Since we mostly work in languages where control flow is implicit we need to learn a few tricks to limit its impact on our code. Unfortunately these tricks are outside the scope of this article. I’ll spend some time covering this topic at length in a future article.
This is the easiest cause of complexity to measure.
Code volume is often just a side effect of the previous two problems. It’s worth discussing on it’s own because it has such a compounding effect. The complexity of a system grows exponentially with the size of the code base and the bigger the code base the more complex the system.
This interaction quickly spirals out of control so it’s vital to keep a tight grip on code volume.
Secondary causes of complexity
Besides the three main causes discussed there are a variety of secondary causes of complexity that include:
- Duplicated code
- Dead code (unused code)
- Missing abstractions
- Unnecessary abstraction
- Poor modularity
- Missing documentation
This list can go on and on but it can be summarised with these three principles:
Complexity breeds complexity
Complexity is so insidious because it multiplies. There are a whole host of secondary causes of complexity that are introduced simply because the system is already complex.
Code duplication is a prime example. The more code you have the harder it is to know every piece of functionality in the system. Often duplication is introduced simply because you forget or never knew a piece of code already exists that does what you need.
Even if you know there is a piece of code that does something similar to what you want to do you are often not sure if it does exactly what you want.

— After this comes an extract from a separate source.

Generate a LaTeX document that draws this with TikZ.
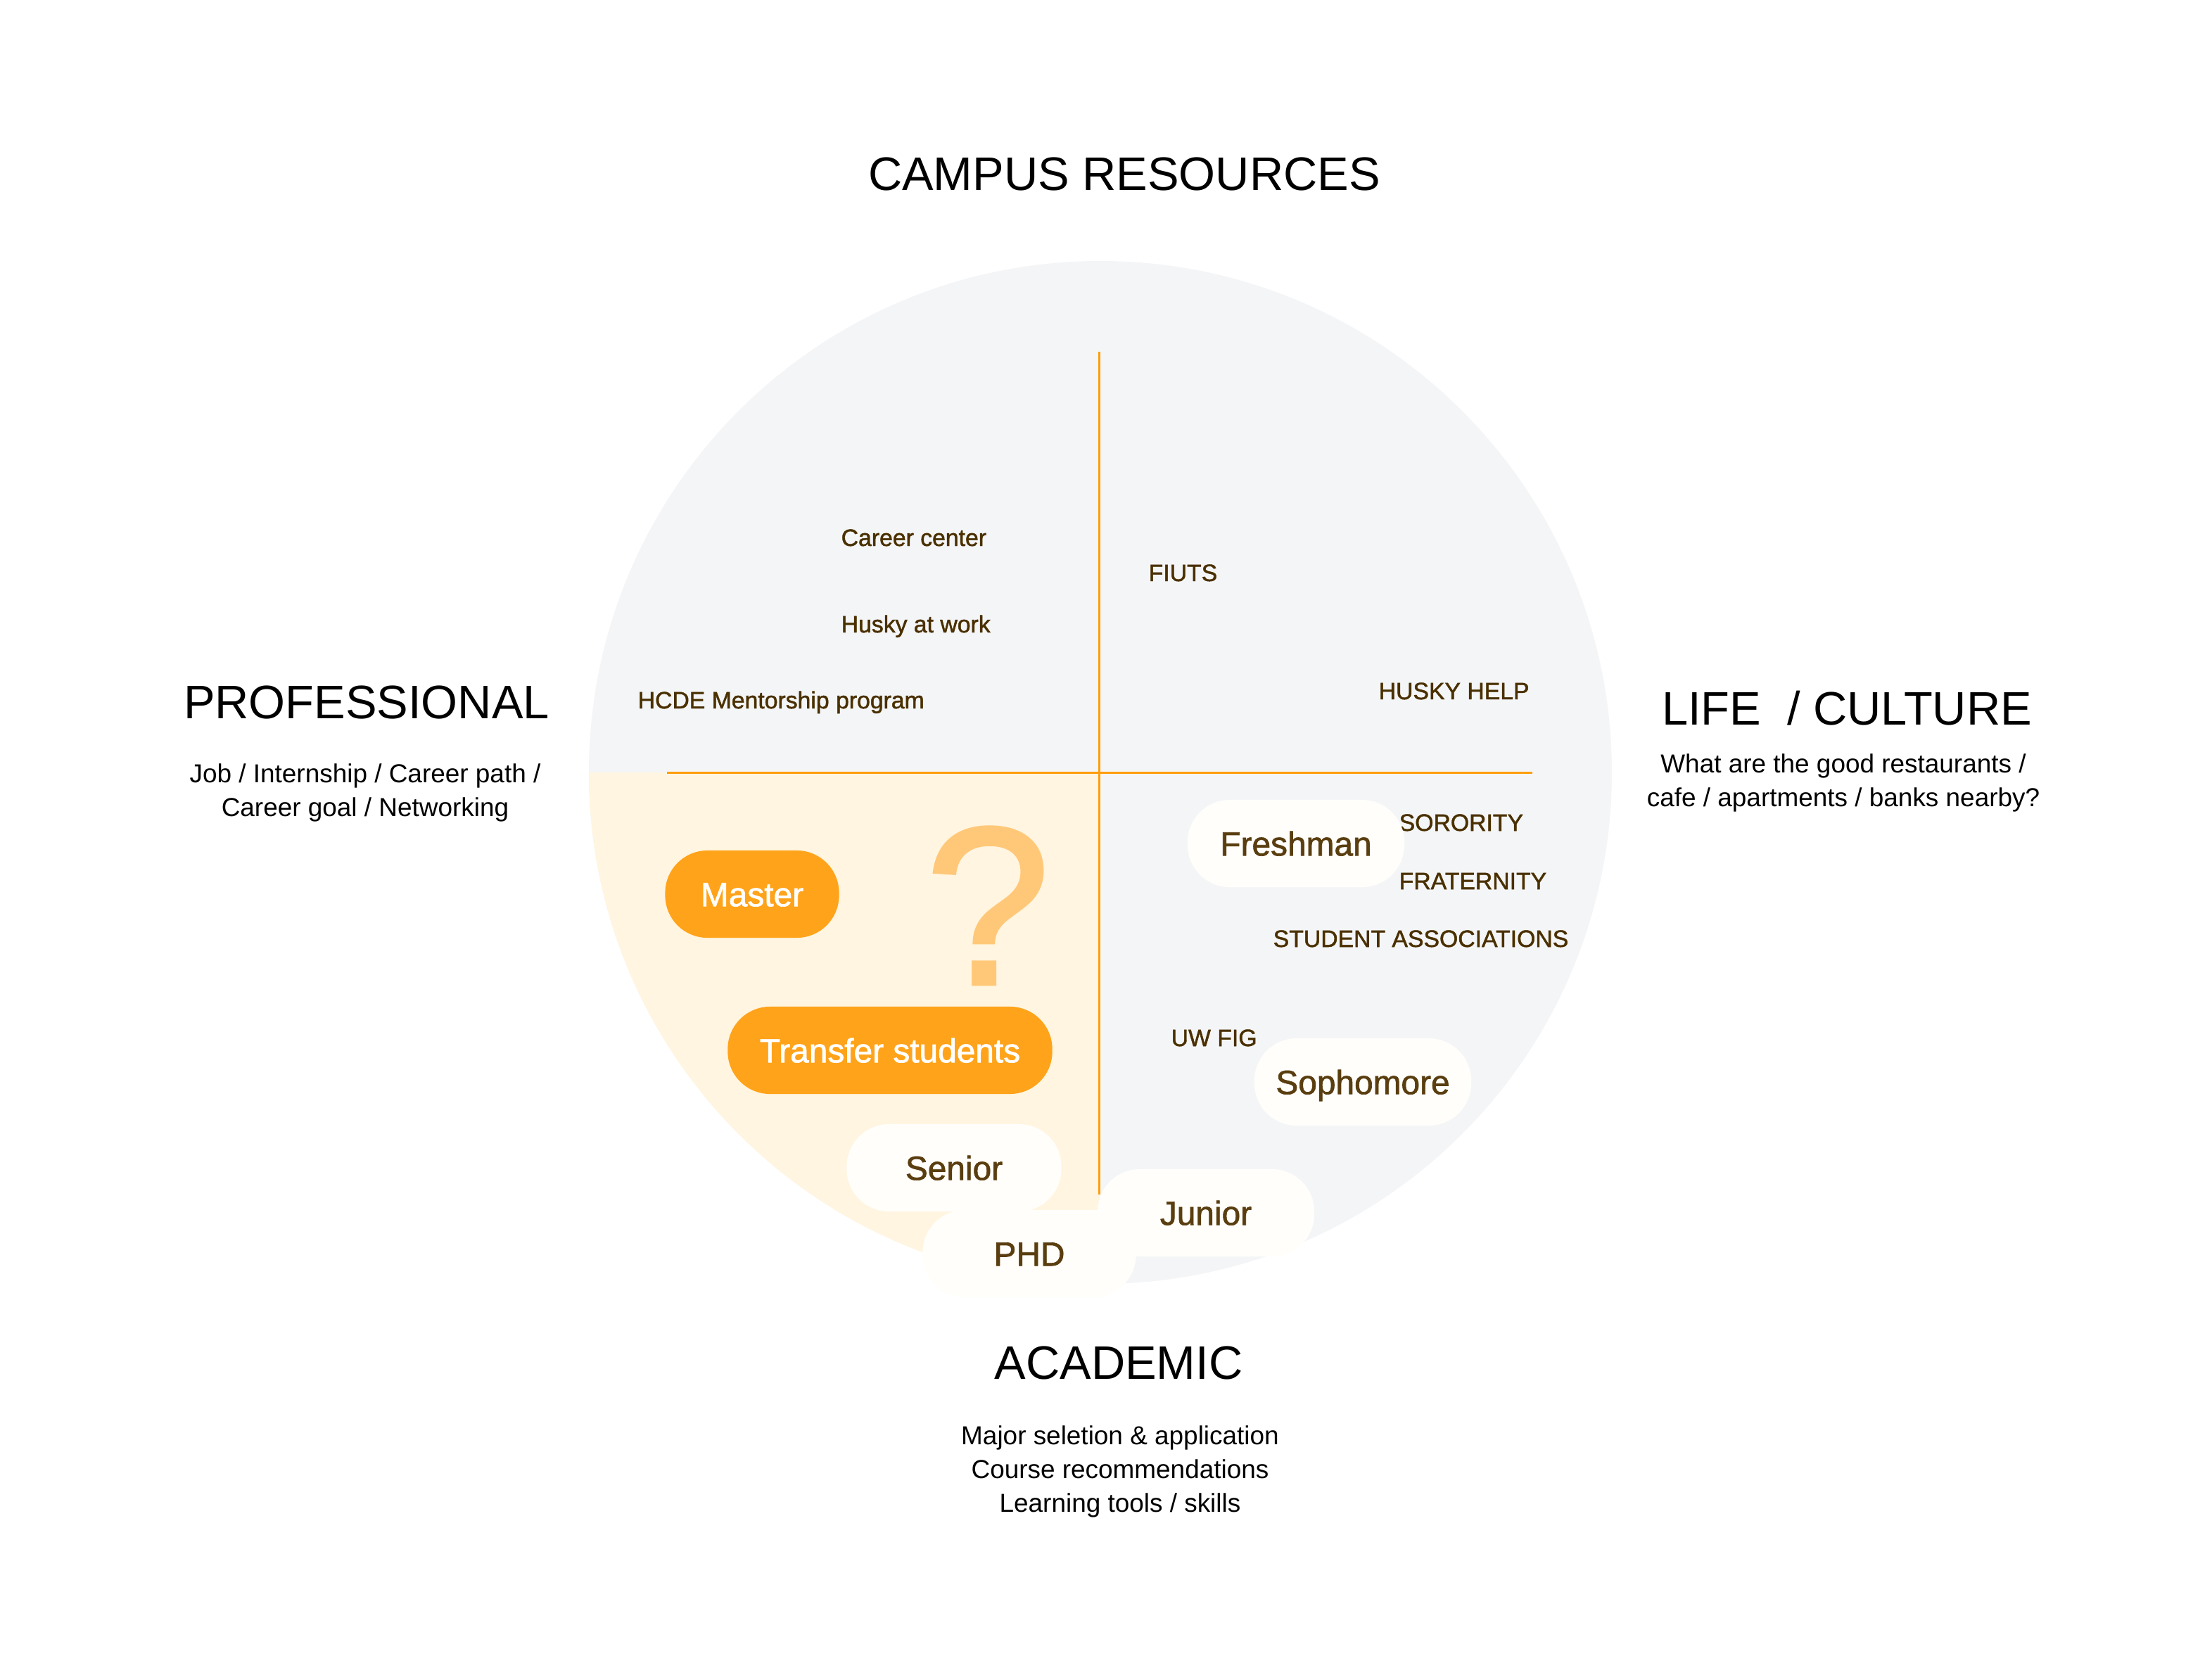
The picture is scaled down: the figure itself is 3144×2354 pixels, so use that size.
\documentclass[tikz,border=0pt]{standalone}
\usepackage{fontspec}
\setmainfont{Liberation Sans}
\newfontfamily\medfont[FakeBold=1.4]{Liberation Sans}
\usetikzlibrary{positioning}

\definecolor{ringgray}{HTML}{F4F5F7}
\definecolor{cream}{HTML}{FFF5E0}
\definecolor{axisorange}{HTML}{FF9D0A}
\definecolor{pillorange}{HTML}{FFA31A}
\definecolor{pillwhite}{HTML}{FFFEFB}
\definecolor{pillbrown}{HTML}{5A3E10}
\definecolor{spotbrown}{HTML}{4A3000}
\definecolor{qmark}{HTML}{FFC878}

\begin{document}
\begin{tikzpicture}[x=0.01cm,y=-0.01cm,
                    title/.style={font=\fontsize{19}{23}\selectfont,anchor=base,inner sep=0pt},
                    sub/.style={font=\fontsize{10.5}{13.7}\selectfont,align=center,inner sep=0pt},
                    spot/.style={font=\medfont\fontsize{9.6}{12}\selectfont,text=spotbrown,anchor=base west,inner sep=0pt},
                    year/.style={fill=pillwhite,rounded corners=0.6cm,minimum height=1.24cm,inner sep=0pt,
                                 text height=9.8pt,text depth=0pt,
                                 font=\medfont\fontsize{13.6}{16}\selectfont,text=pillbrown},
                    level/.style={year,fill=pillorange,text=white},
                    axis/.style={draw=axisorange,line width=0.03cm}]

  \useasboundingbox (0,0) rectangle (3144,2354);

  % the wheel
  \fill[ringgray] (1564,1098) circle[radius=727];
  \begin{scope}
    \clip (1564,1098) circle[radius=727];
    \fill[cream] (800,1098) rectangle (1562,1900);
  \end{scope}

  \coordinate (top) at (1562,500);
  \coordinate (bottom) at (1562,1698);
  \coordinate (left) at (948,1098);
  \coordinate (right) at (2178,1098);
  \draw[axis] (top) -- (bottom);
  \draw[axis] (left) -- (right);

  % titles
  \node[title] (campus) at (1598,270) {CAMPUS RESOURCES};
  \node[title] (prof) at (521,1021) {PROFESSIONAL};
  \node[title] (life) at (2625,1030) {LIFE\ \ / CULTURE};
  \node[title] (acad) at (1590,1960) {ACADEMIC};

  \node[sub] (profsub) at (519,1127) {Job / Internship / Career path /\\Career goal / Networking};
  \node[sub] (lifesub) at (2620,1113) {What are the good restaurants /\\cafe / apartments / banks nearby?};
  \node[sub] (acadsub) at (1592,2092) {Major seletion \& application\\Course recommendations\\Learning tools / skills};

  % resources
  \node[spot] (career) at (1195,776) {Career center};
  \node[spot] (huskywork) at (1195,899) {Husky at work};
  \node[spot] (hcde) at (906,1007) {HCDE Mentorship program};
  \node[spot] (fiuts) at (1632,826) {FIUTS};
  \node[spot] (huskyhelp) at (1959,994) {HUSKY HELP};
  \node[spot] (sorority) at (1988,1181) {SORORITY};
  \node[spot] (fraternity) at (1988,1264) {FRATERNITY};
  \node[spot] (assoc) at (1809,1346) {STUDENT ASSOCIATIONS};
  \node[spot] (uwfig) at (1664,1487) {UW FIG};

  \node[font=\medfont\fontsize{91}{91}\selectfont,text=qmark,anchor=base,inner sep=0pt] (qm) at (1404,1399) {?};

  % students
  \node[year,minimum width=3.08cm] (fresh) at (1842,1199) {Freshman};
  \node[year,minimum width=3.08cm] (soph) at (1937,1538) {Sophomore};
  \node[year,minimum width=3.05cm] (senior) at (1356,1660) {Senior};
  \node[year,minimum width=3.03cm] (phd) at (1463,1782) {PHD};
  \node[year,minimum width=3.08cm] (junior) at (1714,1724) {Junior};
  \node[level,minimum width=2.47cm] (master) at (1069,1271) {Master};
  \node[level,minimum width=4.61cm] (transfer) at (1265,1493) {Transfer students};
\end{tikzpicture}
\end{document}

When there is time pressure and the code is complex enough that it would take significant effort to understand there is a huge incentive to duplicate.
Simplicity is hard
It often takes significant effort to achieve simplicity.
The first solution is hardly ever the simplest. It takes effort to understand the problem deeply and try a number of approaches until you find the simplest possible way to solve it.
This is hard to do, especially if there is existing complexity or there is time pressure. Luckily we never have to work with legacy code under unreasonable time pressures (note the sarcasm).
Simplicity can only be achieved if it is recognised, sought and prised.
Getting non technical stakeholders to understand this is difficult; especially since the cost of neglecting simplicity is only paid further down the line.
If the language you use gives you the option to do something that introduces complexity at some point you will be tempted to do it.
In the absence of language enforced constraints like Haskell’s immutability mistakes and abuses can and will happen.
Garbage collection is a good example where power is traded for simplicity. In garbage collected languages you loose the power of manual memory management. You give up explicit control of how and when memory is allocated. In return memory leaks become a less common issue.
In the end the more powerful a language is the harder it is to understand systems constructed in it.
Simplicity is not optional
Unnecessary complexity is a dangerous thing.
Once it creeps into your solution it grows like a cancer. Over time it strangles your ability to understand, change and maintain your code.
Every decision you make should prioritise simplicity. Learn to recognise complexity when you see it. Strive to find a simpler solution. Value clear code over complex solutions.
Your mission is to pursue simplicity at all costs.